SQL vs. NoSQL / JSON Stores

  • Several comments revisit the long-running “relational vs. hierarchical/JSON” debate:
    • Pro-SQL voices cite relational algebra, flexibility of querying, and historical cycles (network/XML/JSON DBs repeatedly losing ground).
    • Defenders of MongoDB/Cassandra note they solve real problems, have strong commercial traction, and are appropriate when schemas are uncontrolled or application-defined.
  • There is pushback against using company revenue as proof of technical merit; success is seen as weak evidence of architectural soundness.

Distributed Stacks, Spark, and Scala

  • Multiple practitioners report being forced onto Spark/Scala “big data” stacks for sub-GB feeds, describing them as slow to develop, operationally heavy, and unnecessary for most jobs.
  • Others reply that:
    • Centralized clusters solve governance/productionization problems (no copying sensitive data to laptops).
    • Single-node Spark is possible, and you may someday need to scale without rewriting.
  • Opinions on Scala are polarized: some see it as powerful and innovative; others report painful experiences with tooling, compilation speed, and “personal dialects.”

Statistics, Benchmarks, and Geometric Mean

  • A side thread debates geometric vs arithmetic mean for timing benchmarks.
  • Pro-geo-mean arguments: symmetric treatment of speedups/slowdowns, appropriate for multiplicative effects.
  • Critics show concrete examples where geometric mean understates real wall-clock impact, arguing it only fits compounding scenarios (e.g., price changes), not sequential tasks.

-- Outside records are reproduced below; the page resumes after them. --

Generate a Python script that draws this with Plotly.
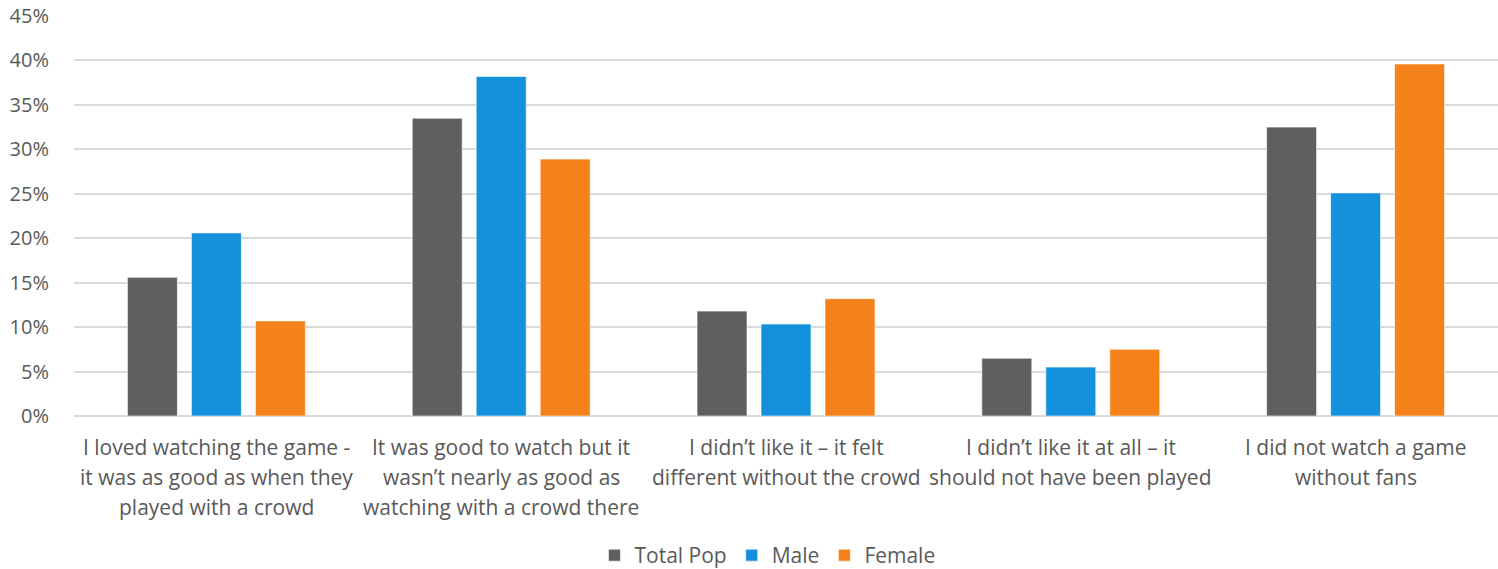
import plotly.graph_objects as go

categories = [
    "I loved watching the game -<br>it was as good as when they<br>played with a crowd",
    "It was good to watch but it<br>wasn’t nearly as good as<br>watching with a crowd there",
    "I didn’t like it – it felt<br>different without the crowd",
    "I didn’t like it at all – it<br>should not have been played",
    "I did not watch a game<br>without fans",
]
total_pop = [15.6, 33.5, 11.8, 6.5, 32.5]
male = [20.6, 38.2, 10.35, 5.5, 25.1]
female = [10.7, 28.9, 13.2, 7.5, 39.6]

series = [
    ("Total Pop", total_pop, "#5f5f5f"),
    ("Male", male, "#1391dd"),
    ("Female", female, "#f4811a"),
]

FONT = "'Open Sans', sans-serif"
TEXT = "#595959"

# plot area geometry (pixels)
W, H = 1498, 569
M_L, M_R, M_T, M_B = 74, 0, 16, 153
PLOT_H = H - M_T - M_B


def paper_y(px):
    """Convert a pixel row below the plot into paper coordinates."""
    return -(px - (H - M_B)) / PLOT_H


fig = go.Figure()
for name, vals, color in series:
    fig.add_trace(go.Bar(
        name=name, x=categories, y=vals,
        marker=dict(color=color, line=dict(color="rgba(255,255,255,0.6)", width=1)),
    ))

# category labels: one annotation per line, 30px line pitch
first_line_px = 447
line_pitch = 30
for cat in categories:
    for i, line in enumerate(cat.split("<br>")):
        fig.add_annotation(
            x=cat, xref="x", y=paper_y(first_line_px + i * line_pitch), yref="paper",
            text=line, showarrow=False, xanchor="center", yanchor="middle",
            font=dict(family=FONT, size=21, color=TEXT),
        )

fig.update_layout(
    width=W, height=H,
    margin=dict(l=M_L, r=M_R, t=M_T, b=M_B, autoexpand=False),
    plot_bgcolor="white", paper_bgcolor="white",
    barmode="group", bargap=0.326, bargroupgap=0.219,
    font=dict(family=FONT, size=21, color=TEXT),
    showlegend=True,
    legend=dict(orientation="h", x=0.487, xanchor="center", y=paper_y(576),
                yanchor="bottom", font=dict(size=21, color=TEXT), traceorder="normal",
                itemwidth=30, tracegroupgap=0),
)
fig.update_yaxes(
    range=[0, 45], dtick=5, ticksuffix="%",
    showgrid=True, gridcolor="#d9d9d9", gridwidth=1.5,
    zeroline=True, zerolinecolor="#d9d9d9", zerolinewidth=1.5,
    ticks="outside", ticklen=20, tickcolor="rgba(0,0,0,0)",
    tickfont=dict(size=20, color=TEXT), fixedrange=True, automargin=False,
)
fig.update_xaxes(
    showline=False, showgrid=False, showticklabels=False, automargin=False,
)

fig.write_html("out.html")
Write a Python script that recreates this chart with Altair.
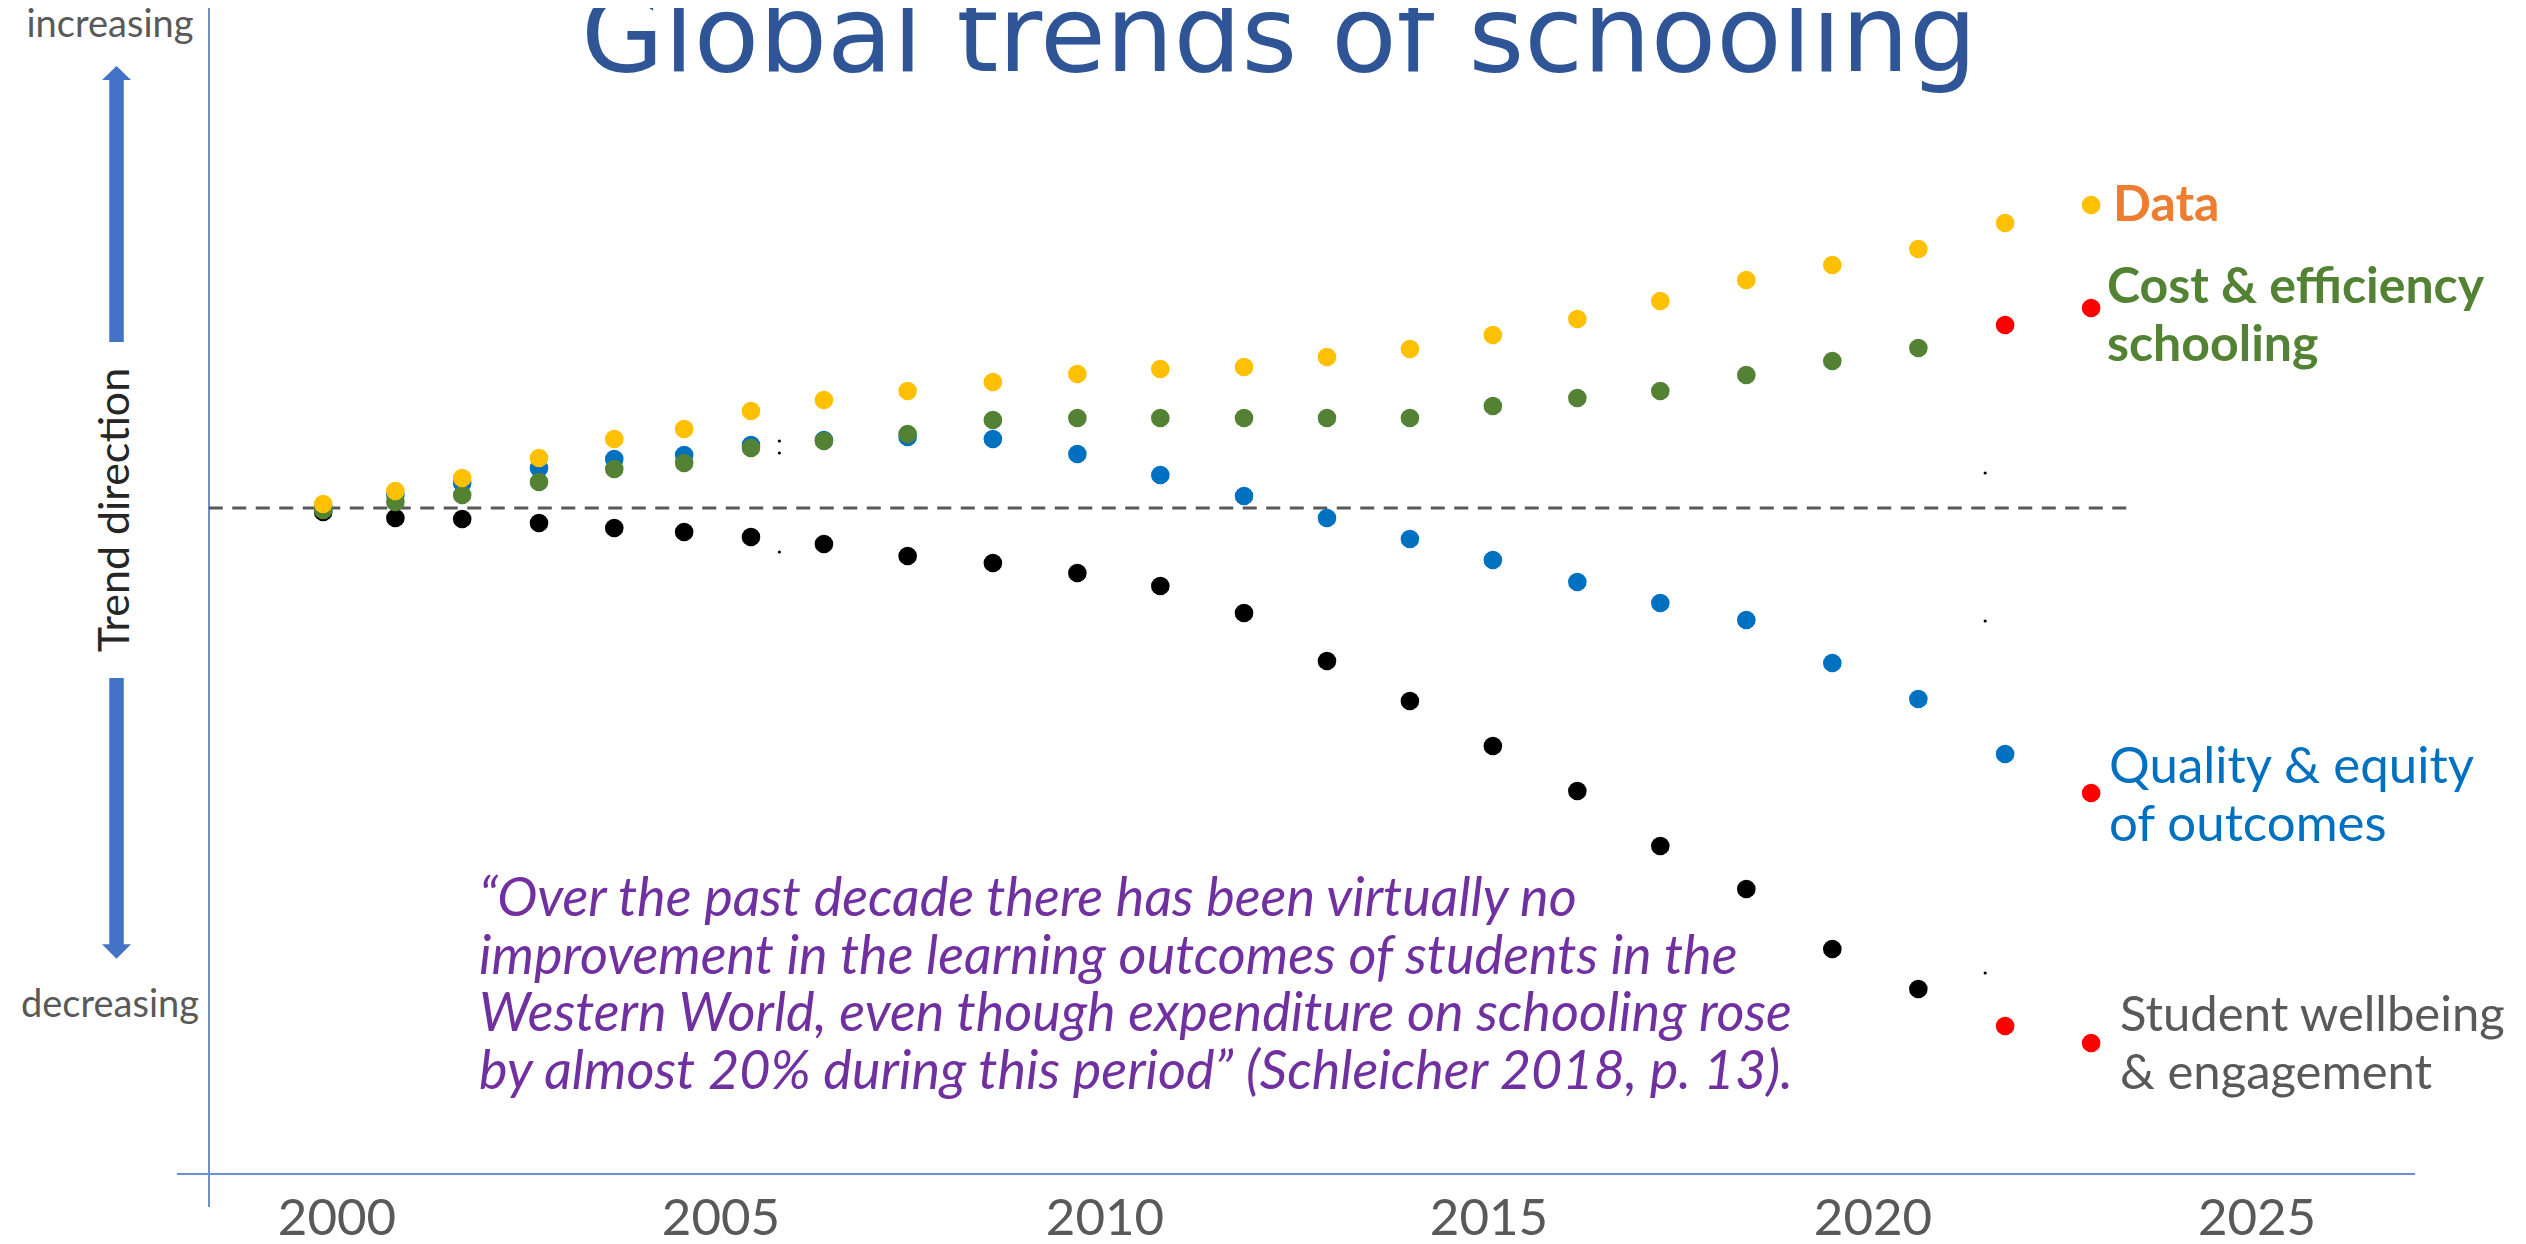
import altair as alt
import pandas as pd

# ---------------- data ----------------
years = [1999.82, 2000.76, 2001.63, 2002.63, 2003.61, 2004.52, 2005.39, 2006.34,
         2007.43, 2008.54, 2009.64, 2010.72, 2011.81, 2012.89, 2013.97, 2015.05,
         2016.15, 2017.23, 2018.35, 2019.47, 2020.59, 2021.72, 2022.84]

series_names = ["Student wellbeing & engagement", "Quality & equity of outcomes",
                "Cost & efficiency schooling", "Data"]

wellbeing = [-0.4, -1.0, -1.1, -1.5, -2.0, -2.4, -2.9, -3.6, -4.8, -5.5, -6.5, -7.8,
             -10.5, -15.3, -19.3, -23.8, -28.3, -33.8, -38.1, -44.1, -48.1, -51.8, -53.5]
quality = [0.1, 1.3, 2.5, 4.0, 4.9, 5.3, 6.3, 6.8, 7.1, 6.9, 5.4, 3.3,
           1.2, -1.0, -3.1, -5.2, -7.4, -9.5, -11.2, -15.5, -19.1, -24.6, -28.5]
cost = [-0.2, 0.6, 1.3, 2.6, 3.9, 4.5, 6.0, 6.7, 7.4, 8.8, 9.0, 9.0,
        9.0, 9.0, 9.0, 10.2, 11.0, 11.7, 13.3, 14.7, 16.0, 18.3, 20.0]
data_trend = [0.4, 1.7, 3.0, 5.0, 6.9, 7.9, 9.7, 10.8, 11.7, 12.6, 13.4, 13.9,
              14.1, 15.1, 15.9, 17.3, 18.9, 20.7, 22.8, 24.3, 25.9, 28.5, 30.3]

# indices of points drawn in red (projections)
projected_idx = {
    "Student wellbeing & engagement": [21, 22],
    "Quality & equity of outcomes": [22],
    "Cost & efficiency schooling": [21, 22],
    "Data": [],
}

# tiny stray markers visible in the picture
stray_years = [2005.76, 2005.76, 2005.76, 2021.46, 2021.46, 2021.46]
stray_values = [6.7, 5.5, -4.4, 3.5, -11.3, -46.5]

tick_years = [2000, 2005, 2010, 2015, 2020, 2025]
tick_labels = ["2000", "2005", "2010", "2015", "2020", "2025"]

# reference lines (data units)
baseline_value = 0.0
baseline_start = 1998.33
baseline_end = 2023.42
yaxis_year = 1998.333
yaxis_top, yaxis_bottom = 50.1, -69.9
xaxis_value = -66.6
xaxis_start, xaxis_end = 1997.917, 2027.057
arrow_year = 1997.129
up_arrow = (42.9, 16.6, 43.5)        # shaft top, shaft bottom, head centre
down_arrow = (-17.0, -43.7, -44.35)  # shaft top, shaft bottom, head centre

title_text = "Global trends of schooling"
quote_lines = [
    "\u201cOver the past decade there has been virtually no",
    "improvement in the learning outcomes of students in the",
    "Western World, even though expenditure on schooling rose",
    "by almost 20% during this period\u201d (Schleicher 2018, p. 13).",
]

# ---------------- build tables ----------------
rows = []
for name, vals in zip(series_names, [wellbeing, quality, cost, data_trend]):
    for i, (yr, v) in enumerate(zip(years, vals)):
        key = "Projected" if i in projected_idx[name] else name
        rows.append({"year": yr, "value": v, "series": name, "colorkey": key})
points = pd.DataFrame(rows)
stray = pd.DataFrame({"year": stray_years, "value": stray_values})
hlines = pd.DataFrame({"x": [baseline_start, xaxis_start],
                       "x2": [baseline_end, xaxis_end],
                       "y": [baseline_value, xaxis_value],
                       "kind": ["baseline", "axis"]})
yline = pd.DataFrame({"x": [yaxis_year], "y": [yaxis_top], "y2": [yaxis_bottom]})
shafts = pd.DataFrame({"x": [arrow_year, arrow_year],
                       "y": [up_arrow[0], down_arrow[0]],
                       "y2": [up_arrow[1], down_arrow[1]]})
head_up = pd.DataFrame({"x": [arrow_year], "y": [up_arrow[2]]})
head_down = pd.DataFrame({"x": [arrow_year], "y": [down_arrow[2]]})
ticks = pd.DataFrame({"year": tick_years, "label": tick_labels})
one = pd.DataFrame({"k": [0]})

W, H = 2510, 1228
xscale = alt.Scale(domain=[1995.716, 2028.398], nice=False, zero=False)
yscale = alt.Scale(domain=[-72.8, 50], nice=False, zero=False)


def X(field):
    return alt.X(field, scale=xscale, axis=None)


def Y(field):
    return alt.Y(field, scale=yscale, axis=None)


color_scale = alt.Scale(
    domain=series_names + ["Projected"],
    range=["#000000", "#0070C0", "#548235", "#FFC000", "#FF0000"],
)

dots = alt.Chart(points).mark_circle(size=346, opacity=1).encode(
    x=X("year:Q"), y=Y("value:Q"),
    color=alt.Color("colorkey:N", scale=color_scale, legend=None),
)

stray_marks = alt.Chart(stray).mark_circle(size=10, opacity=1, color="#000000").encode(
    x=X("year:Q"), y=Y("value:Q")
)

dashed = alt.Chart(hlines).transform_filter(alt.datum.kind == "baseline").mark_rule(
    color="#595959", strokeWidth=3, strokeDash=[14, 9.5]
).encode(x=X("x:Q"), x2="x2:Q", y=Y("y:Q"))

xaxis_line = alt.Chart(hlines).transform_filter(alt.datum.kind == "axis").mark_rule(
    color="#6A8FD4", strokeWidth=2
).encode(x=X("x:Q"), x2="x2:Q", y=Y("y:Q"))

yaxis_line = alt.Chart(yline).mark_rule(color="#6A8FD4", strokeWidth=2).encode(
    x=X("x:Q"), y=Y("y:Q"), y2="y2:Q"
)

tick_text = alt.Chart(ticks).mark_text(
    font="Lato", fontSize=51, color="#595959", align="center", baseline="alphabetic"
).encode(x=X("year:Q"), y=alt.value(1227), text="label:N")

ARROW = "#4472C4"
arrow_shafts = alt.Chart(shafts).mark_rule(color=ARROW, strokeWidth=14.5).encode(
    x=X("x:Q"), y=Y("y:Q"), y2="y2:Q")
up_head = alt.Chart(head_up).mark_point(shape="M-1,0.483L0,-0.483L1,0.483Z", filled=True,
                                        size=841, opacity=1, color=ARROW, strokeWidth=0).encode(
    x=X("x:Q"), y=Y("y:Q"))
down_head = alt.Chart(head_down).mark_point(shape="M-1,-0.5L0,0.5L1,-0.5Z", filled=True,
                                            size=841, opacity=1, color=ARROW, strokeWidth=0).encode(
    x=X("x:Q"), y=Y("y:Q"))


def label(text, x, y, size, color, font="Lato", weight="normal", style="normal",
          align="left", angle=None):
    kw = dict(text=text, fontSize=size, color=color, font=font, fontWeight=weight,
              fontStyle=style, align=align, baseline="alphabetic")
    if angle is not None:
        kw["angle"] = angle
    return alt.Chart(one).mark_text(**kw).encode(x=alt.value(x), y=alt.value(y))


def block(lines, x, y, lh, size, color, **kw):
    return [label(t, x, y + i * lh, size, color, **kw) for i, t in enumerate(lines)]


texts = [
    label(title_text, 1271, 63, 107, "#2F5597", font="DejaVu Sans", align="center"),
    label("increasing", 102, 29, 38, "#595959", align="center"),
    label("decreasing", 102, 1009, 38, "#595959", align="center"),
    label("Trend direction", 121, 502, 43, "#262626", align="center", angle=270),
    label("Data", 2105, 213, 50, "#ED7D31", weight="bold"),
]
texts += block(quote_lines, 471, 908, 57.7, 54, "#7030A0", style="italic")
texts += block(["Cost & efficiency", "schooling"], 2099, 295, 58, 50, "#548235", weight="bold")
texts += block(["Quality & equity", "of outcomes"], 2101, 775, 58, 51, "#0070C0")
texts += block(["Student wellbeing", "& engagement"], 2112, 1023, 58, 49, "#595959")

chart = alt.layer(
    yaxis_line, xaxis_line, dashed, stray_marks, dots, arrow_shafts, up_head, down_head,
    tick_text, *texts
).properties(
    width=W, height=H,
    autosize=alt.AutoSizeParams(type="none"),
    padding=0,
    background="white",
).configure_view(stroke=None)

chart.save("out.html", embed_options={"renderer": "svg", "actions": False})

Hype, Incentives, and the “Lost Decade” Question

  • Several comments frame the 2010s big‑data wave as driven by:
    • Investor and management obsession with “web-scale,” microservices, and modern data stacks.
    • Resume-driven architecture and VC-funded ecosystems that lock data into hosted platforms.
  • Others argue the distributed push was justified for genuine petabyte‑scale analytics and high-ingest, low-latency workloads (logs, observability, SIEM, etc.), where single-node tools are insufficient.
  • A recurring theme: data size alone is a poor proxy; concurrency, latency, ingest, governance, and economics often determine whether distributed architectures are warranted.